From Oklahoma City — Kevin Durant had bounced a quick, clever pass to James Harden to set up a fastbreak dunk with just over two minutes left in the third quarter, giving the Thunder a double-digit lead over the Lakers and triggering roars from the crowd at Chesapeake Energy Arena.
While Harden shook his head in disbelief and fans rose to their feet, Lakers Coach Mike Brown called a timeout. He moved onto the court and stood there tight-lipped, his grim expression reflecting the difficulty of finding a way to stop the young, tireless Thunder.
He could not. The Lakers, looking old and creaky against the swift and sharpshooting Thunder, slid into the All-Star break with a 100-85 loss Thursday night that left them 20-14, including 6-12 on the road.
"Our record is not something we're accustomed to or comfortable with at the All-Star break," Derek Fisher said, "but I think we're playing better basketball than what our record says. But you are what your record says you are."
In the Lakers' case, it says they're inconsistent, capable of brilliance one night and carelessness the next.
Not much new there, really, but it could get old very quickly if it continues after the break and isn't fixed by the March 15 trade deadline.
The Lakers followed their gritty win at Dallas on Wednesday with a second-half fade Thursday against the Thunder, unable to defend the fastbreaks that led to 21 of Oklahoma City's points or stop Durant's dominant 33-point performance.

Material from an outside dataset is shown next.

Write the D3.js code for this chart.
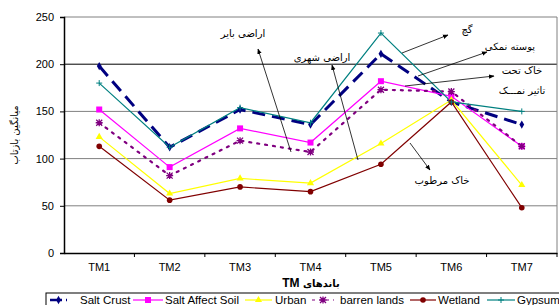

"We didn't have any easy buckets. They had a whole lot of easy buckets based off our long shots and their transition game," Brown said.
Still, Brown said he is OK with the progress the team has made since he was thrust into a condensed training camp and a hectic schedule that has complicated his efforts to overhaul the team's defense and develop a potent offense.
The Lakers' defense has generally been impressive, but the team's efforts on offense have been mixed and its vulnerabilities at point guard and small forward continue to cost it. Fisher said the Lakers rely on Kobe Bryant, Andrew Bynum and Pau Gasol to score 70 points and hope everyone else can simply chip in, and that can't continue.
"If we put teams in position where they had to defend everybody, we'll give ourselves a chance," Fisher said.
Too often that hasn't been the case, and Brown knows it.
"We're not going to be the No. 1 defensive team and the No. 1 offensive team in the league after being together in a shortened season in a month and a half or two months. Anybody that thinks that really doesn't know what they're thinking. It's going to take some time," he said.
"We're a top-three defensive team, we're probably in the middle of the pack offensively and we're sitting at a game and a half [out of first place] in our division. So with all the stuff that went on, the shortened season and so on and so forth, I'm OK with the progress that we're making because I feel like we still have room to grow.
"I don't think we've reached our ceiling, by no means. And yeah, I think we need to get better. … And I believe that we can."
Perhaps with new faces in the lineup. All-Star weekend is traditionally a chance for general managers to meet and initiate trades, and the team the Lakers have now could be different from the team they finish with.
Gasol is the obvious bait for a major deal because Bynum isn't likely to be traded for anyone but Dwight Howard, and the chances of that appear remote.
"With the trade deadline looming, personnel can change, if that's what ownership or management decides," Fisher said. "But if this is our team I think we're getting a better feel for who we are and what we're capable of doing. …
"It's frustrating, but at the same time to be kind of in the middle of the pack in the Western Conference where we've kind of had to adjust on the fly in terms of who we are — with new coaches, new players, an entirely new way of playing basketball — the core is pretty much the same. It was tough early, but we're settling in."
As long as the Lakers are not settling for what they have done so far.